The present work distinguishes the thermal attributes of zirconium oxide (ZrO₂) and single wall-carbon nanotubes (SWCNTs) in a three dimensional rotating frame under the magnetic field environment. Sodium alginate (NaC₆H₇O₆) is assumed to be the base fluid. The slippage and convective conditions on boundary have also been incorporated. The analysis comprehends, comparatively, features of both SWCNTs-NaC₆H₇O₆ and ZrO₂–NaC₆H₇O₆ nanofluids. The amalgamation of nanomaterial SWCNTs-ZrO₂ in sodium alginate builds up the thermal characteristics. An algorithmic approach deals with the approximate solutions of the problem. The numerical algorithm is mainly based on order reduction and central difference discretization. A comparison, in limiting case, appraises the proficiency of the code. The outcomes are physically and numerically interpreted via graphical and tabular representations against the prime parameters. The nano-composition of SWCNTs-ZrO₂ convincingly improves and embellishes the heat transport rate.

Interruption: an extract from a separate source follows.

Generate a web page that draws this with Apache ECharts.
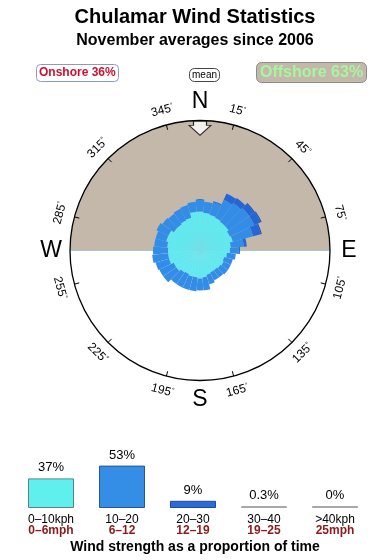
<!DOCTYPE html>
<html><head><meta charset="utf-8">
<script src="https://cdn.jsdelivr.net/npm/echarts@6/dist/echarts.min.js"></script>
<style>html,body{margin:0;padding:0;background:#fff}#c{width:390px;height:560px}</style>
</head><body><div id="c"></div><script>
// ---- texts ----
const titleText = 'Chulamar Wind Statistics';
const subtitleText = 'November averages since 2006';
const onshoreLabel = 'Onshore 36%';
const offshoreLabel = 'Offshore 63%';
const meanLabel = 'mean';
const captionText = 'Wind strength as a proportion of time';

// ---- rose data (36 directions, compass degrees) ----
const dirs = [0,10,20,30,40,50,60,70,80,90,100,110,120,130,140,150,160,170,180,190,200,210,220,230,240,250,260,270,280,290,300,310,320,330,340,350];
const speed0to10 = [3.9,3.8,3.7,3.6,3.5,3.5,3.3,3.4,3.1,3.0,2.7,2.5,2.6,2.5,2.4,2.4,2.5,2.7,2.8,2.7,2.7,2.6,2.7,2.9,2.9,3.2,3.2,3.2,3.3,3.5,3.5,3.2,3.2,3.3,3.4,3.9];
const speed10to20 = [1.2,1.1,1.3,2.0,2.3,2.5,2.7,2.1,1.3,0.9,0.9,0.9,0.8,0.9,0.9,0.9,1.0,1.3,1.2,1.4,1.4,1.5,1.4,1.6,1.6,1.4,1.6,1.5,1.3,1.1,1.3,1.4,1.3,1.3,1.3,1.0];
const speed20to30 = [0,0,0.1,0.7,0.6,0.6,0.7,0.8,0.3,0.1,0,0,0,0,0,0,0,0,0,0,0,0,0,0,0,0,0,0,0,0,0,0,0,0,0,0];
const speed30to40 = [0,0,0,0,0,0.1,0.1,0.1,0,0,0,0,0,0,0,0,0,0,0,0,0,0,0,0,0,0,0,0,0,0,0,0,0,0,0,0];
const roseMax = 13;
const meanDirection = 0;
const meanRadius = 12.22;

// ---- compass ----
const sectorNames = ['Offshore','Onshore'];
const tickAngles = [15,45,75,105,135,165,195,225,255,285,315,345];
const tickLabels = ['15','45','75','105','135','165','195','225','255','285','315','345'];
const compassLetters = ['N','E','S','W'];
const compassAngles = [0,90,180,270];

// ---- strength bar chart ----
const kphLabels = ['0\u201310kph','10\u201320','20\u201330','30\u201340','>40kph'];
const mphLabels = ['0\u20136mph','6\u201312','12\u201319','19\u201325','25mph'];
const strengthPct = [37,53,9,0.3,0];

// ---- styles ----
const FONT = '"Liberation Sans", Arial, Helvetica, sans-serif';
const CX = 200, CY = 250.5, R = 130;
const roseColors = ['#5feaf0','#338de6','#2466d4','#1a4bb0'];
const barColors = ['#5ff0ee','#358ee6','#2a6bd8','#b0b0b0','#b0b0b0'];
const barBorders = ['#5f7f8f','#2a5590','#1d4a9a','#a8a8a8','#a8a8a8'];

const chart = echarts.init(document.getElementById('c'));

const gfx = [];
tickAngles.forEach((a, i) => {
  const rad = a * Math.PI / 180;
  const rr = 145;
  let rot = (a <= 90 || a >= 270) ? (a > 180 ? a - 360 : a) : a - 180;
  gfx.push({
    type: 'text', x: CX + rr * Math.sin(rad), y: CY - rr * Math.cos(rad),
    rotation: -rot * Math.PI / 180, z: 10,
    style: { text: '{n|' + tickLabels[i] + '}{d|\u00b0}', align: 'center', verticalAlign: 'middle',
      rich: { n: { fontSize: 12, fontFamily: FONT, fill: '#000' }, d: { fontSize: 7, fontFamily: FONT, fill: '#000', verticalAlign: 'top' } } }
  });
});
compassLetters.forEach((l, i) => {
  const rad = compassAngles[i] * Math.PI / 180;
  const rr = 149;
  gfx.push({
    type: 'text', x: CX + rr * Math.sin(rad), y: CY - rr * Math.cos(rad), z: 10,
    style: { text: l, fontSize: 23, fontFamily: FONT, fill: '#000', align: 'center', verticalAlign: 'middle' }
  });
});

const roseSeries = [speed0to10, speed10to20, speed20to30, speed30to40].map((d, i) => ({
  type: 'bar', coordinateSystem: 'polar', polarIndex: 1, stack: 'rose',
  data: d, barCategoryGap: '0%', z: 3, silent: true,
  itemStyle: i === 0 ? { color: roseColors[i], borderColor: '#78dde8', borderWidth: 0.5 } : { color: roseColors[i] }
}));

const option = {
  animation: false,
  textStyle: { fontFamily: FONT },
  title: [
    { text: titleText, left: 'center', top: 7, padding: 0, textStyle: { fontFamily: FONT, fontSize: 20, fontWeight: 'bold', color: '#000', lineHeight: 20 } },
    { text: subtitleText, left: 'center', top: 33, padding: 0, textStyle: { fontFamily: FONT, fontSize: 16, fontWeight: 'bold', color: '#000', lineHeight: 16 } },
    { text: onshoreLabel, left: 36, top: 64, padding: [3,3,3,3], borderColor: '#8a9cc0', borderWidth: 1, borderRadius: 4, backgroundColor: '#fff',
      textStyle: { fontFamily: FONT, fontSize: 12, fontWeight: 'bold', color: '#cc1030', lineHeight: 12 } },
    { text: meanLabel, left: 189, top: 68, padding: [2,3,2,3], borderColor: '#444', borderWidth: 1, borderRadius: 5, backgroundColor: '#fff',
      textStyle: { fontFamily: FONT, fontSize: 10, fontWeight: 'normal', color: '#000', lineHeight: 10 } },
    { text: offshoreLabel, left: 256, top: 62, padding: [3,4,2,4], borderColor: '#8c8c8c', borderWidth: 1, borderRadius: 5, backgroundColor: '#c4b8aa',
      textStyle: { fontFamily: FONT, fontSize: 16, fontWeight: 'bold', color: '#a8f5a0', lineHeight: 16 } },
    { text: captionText, left: 'center', top: 540, padding: 0, textStyle: { fontFamily: FONT, fontSize: 14, fontWeight: 'bold', color: '#000', lineHeight: 14 } }
  ],
  polar: [
    { center: [CX, CY], radius: R },
    { center: [CX, CY], radius: R },
    { center: [CX, CY], radius: R }
  ],
  angleAxis: [
    { polarIndex: 0, type: 'category', data: sectorNames, startAngle: 180, clockwise: true, z: 1,
      axisLine: { show: true, lineStyle: { color: '#000', width: 1.3 } }, axisTick: { show: false }, axisLabel: { show: false },
      splitLine: { show: true, lineStyle: { color: '#a9c4d8', width: 1 } } },
    { polarIndex: 1, type: 'category', data: dirs, startAngle: 95, clockwise: true, show: false },
    { polarIndex: 2, type: 'category', data: tickLabels, startAngle: 75, clockwise: true, z: 5,
      axisLine: { show: false }, axisLabel: { show: false }, splitLine: { show: false },
      axisTick: { show: true, inside: true, length: 5, lineStyle: { color: '#000', width: 1 } } }
  ],
  radiusAxis: [
    { polarIndex: 0, type: 'value', min: 0, max: 1, show: false },
    { polarIndex: 1, type: 'value', min: 0, max: roseMax, show: false },
    { polarIndex: 2, type: 'value', min: 0, max: 1, show: false }
  ],
  grid: { left: 15.5, right: 19.5, top: 428, bottom: 52 },
  xAxis: { type: 'category', data: kphLabels, axisLine: { show: false }, axisTick: { show: false },
    axisLabel: { interval: 0, margin: 6, formatter: (v, i) => '{k|' + v + '}\n{m|' + mphLabels[i] + '}',
      rich: { k: { fontFamily: FONT, fontSize: 12, color: '#000', lineHeight: 11 },
              m: { fontFamily: FONT, fontSize: 12, fontWeight: 'bold', color: '#8b1a1a', lineHeight: 11 } } } },
  yAxis: { type: 'value', min: 0, max: 100, show: false },
  series: [
    { type: 'bar', coordinateSystem: 'polar', polarIndex: 0, data: [1, 1], barCategoryGap: '0%', z: 0, silent: true,
      itemStyle: { color: (p) => ['#c4b8aa', '#ffffff'][p.dataIndex] } },
    ...roseSeries,
    { type: 'scatter', coordinateSystem: 'polar', polarIndex: 1, z: 6, silent: true,
      data: [[meanRadius, dirs.indexOf(meanDirection)]],
      symbol: 'path://M4.5,0L17.5,0L17.5,4L22,4L11,14L0,4L4.5,4Z', symbolSize: [22, 14], symbolRotate: -meanDirection,
      itemStyle: { color: '#fff', borderColor: '#000', borderWidth: 1 } },
    { type: 'bar', xAxisIndex: 0, yAxisIndex: 0, barWidth: 46, barMinHeight: 2,
      data: strengthPct.map((v, i) => ({ value: v, itemStyle: { color: barColors[i], borderColor: barBorders[i], borderWidth: 1 } })),
      label: { show: true, position: 'top', distance: 4, formatter: '{c}%', fontFamily: FONT, fontSize: 13, color: '#000' } }
  ],
  graphic: { elements: gfx }
};
chart.setOption(option);
</script></body></html>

It has been revealed from the results that higher the microrotation parameter Ω₀, higher will be the thermal boundary layer thickness in both cases of nanofluids such as SWCNTs/NaC₆H₇O₆ and ZrO₂/NaC₆H₇O₆. A sensible judgment of the outcomes discloses that SWCNTs possess, comparatively, better heat transfer features than zirconium oxide.